Visa has agreed to change its rules and requirements for payment system stakeholders regarding the rollout of EMV smart chip technology in the United States.
The move comes after careful scrutiny from the Federal Trade Commission (FTC) and Federal Reserve Board of Governors under which it became apparent that Visa was violating current law that requires competition for debit network routing services.
To avoid further immediate enforcement action, Visa agreed to amend its Core Selection of Payment System Rule 18.104.22.168 to clarify that it does not apply to U.S. debit transactions, and modify its Transaction Acceptance Device Guide, and its Acquirer Implementation Guide. The Federal Trade Commission announced on Nov. 22 that it would halt the investigation due to these changes, while reserving its rights to revisit this violation in the future.
“RILA applauds the FTC and Federal Reserve for moving to quickly address this latest attempt by Visa to prevent competition in the payments market. Fish instinctively swim, the sun always rises in the East, and without watchful regulators Visa will always use its market power to act in anticompetitive ways,” said Austen Jensen, vice president of government relations at the Retail Industry Leaders Association.
“This highlights the importance of Regulation II for keeping bad actors in check, and is a huge win for ensuring debit network competition and innovation for existing and emerging payments,” said Liz Garner, vice president at the Merchant Advisory Group. “MAG is very pleased with the diligence of the Federal Trade Commission and Federal Reserve Board’s investigation of Visa’s violations of Regulation II, and look forward to working with both agencies to ensure a smooth transition as merchants and acquirers go through the process of altering EMV deployments in light of the recent rule changes.”
The FTC notes its investigation found that limited network availability on separate EMV applications inhibits merchant routing choice guaranteed by law. As such, any such checkout screen prompt, such as a customer selection between “Visa Debit” and “US Debit” or “Debit” and “Credit,” where the selection of “Credit” can only be transacted over the Visa network, is a violation of existing regulations.
The Visa Business News notice released on Nov. 22 clarifies that merchants “can promote their preferred verification method, including by discouraging the use of signature.” “It is our interpretation that this clarifies that a merchant has the choice of whether or not to deploy a PIN bypass (“credit” vs. “debit”) selection screen, which means that Visa cannot require any merchant to bypass more secure customer PIN transactions when a PIN is available on the card,” noted Garner. “PIN bypass was previously agreed upon as a voluntary component of EMV deployment by a diverse group of industry stakeholders at the U.S. EMV Migration Forum—now the U.S. Payments Forum—and now with these Visa changes, the optional nature of this process can truly be recognized.”

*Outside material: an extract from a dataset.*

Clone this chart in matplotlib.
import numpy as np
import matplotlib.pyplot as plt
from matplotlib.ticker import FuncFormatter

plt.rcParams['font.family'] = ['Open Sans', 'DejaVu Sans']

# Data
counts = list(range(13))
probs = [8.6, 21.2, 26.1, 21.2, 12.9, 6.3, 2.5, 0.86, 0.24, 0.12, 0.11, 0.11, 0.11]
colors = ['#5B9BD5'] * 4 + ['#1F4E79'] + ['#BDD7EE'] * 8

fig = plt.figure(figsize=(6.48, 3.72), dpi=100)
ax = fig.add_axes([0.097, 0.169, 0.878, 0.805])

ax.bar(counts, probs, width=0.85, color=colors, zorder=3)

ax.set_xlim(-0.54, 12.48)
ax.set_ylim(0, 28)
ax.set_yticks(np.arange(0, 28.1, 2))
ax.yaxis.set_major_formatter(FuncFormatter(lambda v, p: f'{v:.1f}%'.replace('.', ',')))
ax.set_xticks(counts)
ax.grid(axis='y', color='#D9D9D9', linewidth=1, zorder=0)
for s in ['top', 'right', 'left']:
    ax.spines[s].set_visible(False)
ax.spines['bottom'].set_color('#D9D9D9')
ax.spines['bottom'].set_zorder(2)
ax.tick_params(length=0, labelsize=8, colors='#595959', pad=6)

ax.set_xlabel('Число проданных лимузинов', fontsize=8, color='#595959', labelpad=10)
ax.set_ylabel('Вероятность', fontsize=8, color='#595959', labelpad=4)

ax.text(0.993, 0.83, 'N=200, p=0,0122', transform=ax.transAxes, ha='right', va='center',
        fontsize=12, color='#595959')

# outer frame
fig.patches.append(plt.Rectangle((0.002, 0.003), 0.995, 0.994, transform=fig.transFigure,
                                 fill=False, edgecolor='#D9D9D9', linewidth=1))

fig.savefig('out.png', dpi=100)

The Visa Business News notice also recognizes that all applications on the card must support any and all customer verification method (CVMs) for any network the issuer has chosen to enable on the card so that merchants maintain network routing choice on every transaction. This includes PIN, signature, biometrics and any other emerging CVMs, such as voice or facial recognition. However, the bulletin does not explicitly mention emerging CVMs, including biometrics, so this an area that the Federal Trade Commission will need to monitor closely in the future to ensure Visa does not violate the law.
The merchant community will look for further clarification from Visa regarding the following:
Visa’s plan to ensure the public, including all payment system stakeholders and regulatory authorities, are provided with full detailed information on the specific changes to Visa Core Rules 22.214.171.124, Visa’s Transaction Acceptance Device Guide, and Visa’s Acquirer Implementation Guide to ensure, among other items, that PIN bypass is optional.

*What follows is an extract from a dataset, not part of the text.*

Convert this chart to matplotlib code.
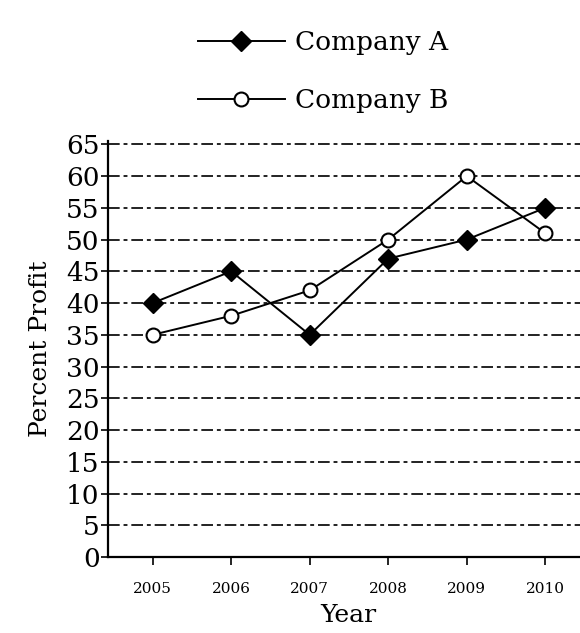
import matplotlib.pyplot as plt

years = [2005, 2006, 2007, 2008, 2009, 2010]
company_a = [40, 45, 35, 47, 50, 55]
company_b = [35, 38, 42, 50, 60, 51]
y_ticks = list(range(0, 70, 5))

plt.rcParams['font.family'] = ['DejaVu Serif']

fig = plt.figure(figsize=(5.8, 6.33), dpi=100)
ax = fig.add_axes([0.186, 0.12, 0.83, 0.658])

# dashed horizontal guide lines at each tick
for t in y_ticks[1:]:
    ax.axhline(t, color='#222222', linestyle=(0, (6, 2, 2, 2)), linewidth=1.4, zorder=1)

ax.plot(years, company_a, color='black', linewidth=1.4, marker='D', markersize=10,
        markerfacecolor='black', label='Company A', zorder=3)
ax.plot(years, company_b, color='black', linewidth=1.4, marker='o', markersize=10,
        markerfacecolor='white', markeredgewidth=1.5, label='Company B', zorder=3)

ax.set_xlim(2004.43, 2010.56)
ax.set_ylim(0, 65.6)
ax.set_xticks(years)
ax.set_xticklabels([str(y) for y in years], fontsize=11)
ax.set_yticks(y_ticks)
ax.set_yticklabels([str(t) for t in y_ticks], fontsize=19)
ax.tick_params(axis='y', length=5, width=1.2, pad=1)
ax.tick_params(axis='x', length=6, width=1.2, pad=12)

for side in ['top', 'right']:
    ax.spines[side].set_visible(False)
for side in ['left', 'bottom']:
    ax.spines[side].set_linewidth(1.6)

ax.set_xlabel('Year', fontsize=18, labelpad=6)
ax.set_ylabel('Percent Profit', fontsize=18, labelpad=10)

handles, labels = ax.get_legend_handles_labels()
fig.legend(handles, labels, loc='upper left', bbox_to_anchor=(0.3, 0.99),
           frameon=False, fontsize=19, handlelength=3.3, labelspacing=1.25,
           handletextpad=0.4)

fig.savefig('out.png', dpi=100)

Visa’s plans to ensure small and medium-sized businesses are educated on these rule changes.
Visa’s plans to ensure all stakeholders in the payment acceptance process are educated on these rules changes, including POS hardware providers, issuers, acquirers, smartphone manufactures, and digital wallet providers.
Visa’s plans to ensure their EMV technology, including the Common AID, will be updated to enable and support full network routing choice on all forms of customer verification methods (CVMs), including biometrics and emerging CMVs, in the marketplace.
Visa’s plans to ensure all payment system stakeholders are protected from the chargeback process and other fees, fines, or penalties while EMV checkout screens are being reconfigured and redeployed in a manner in which Regulation II rights are not being violated.
Visa’s plans to compensate stakeholders who previously deployed the screens given that EMV has been in the U.S. market for over a year, and network processing services and checkout screens have a major impact on customer experience, cost of card acceptance, and overall transaction security.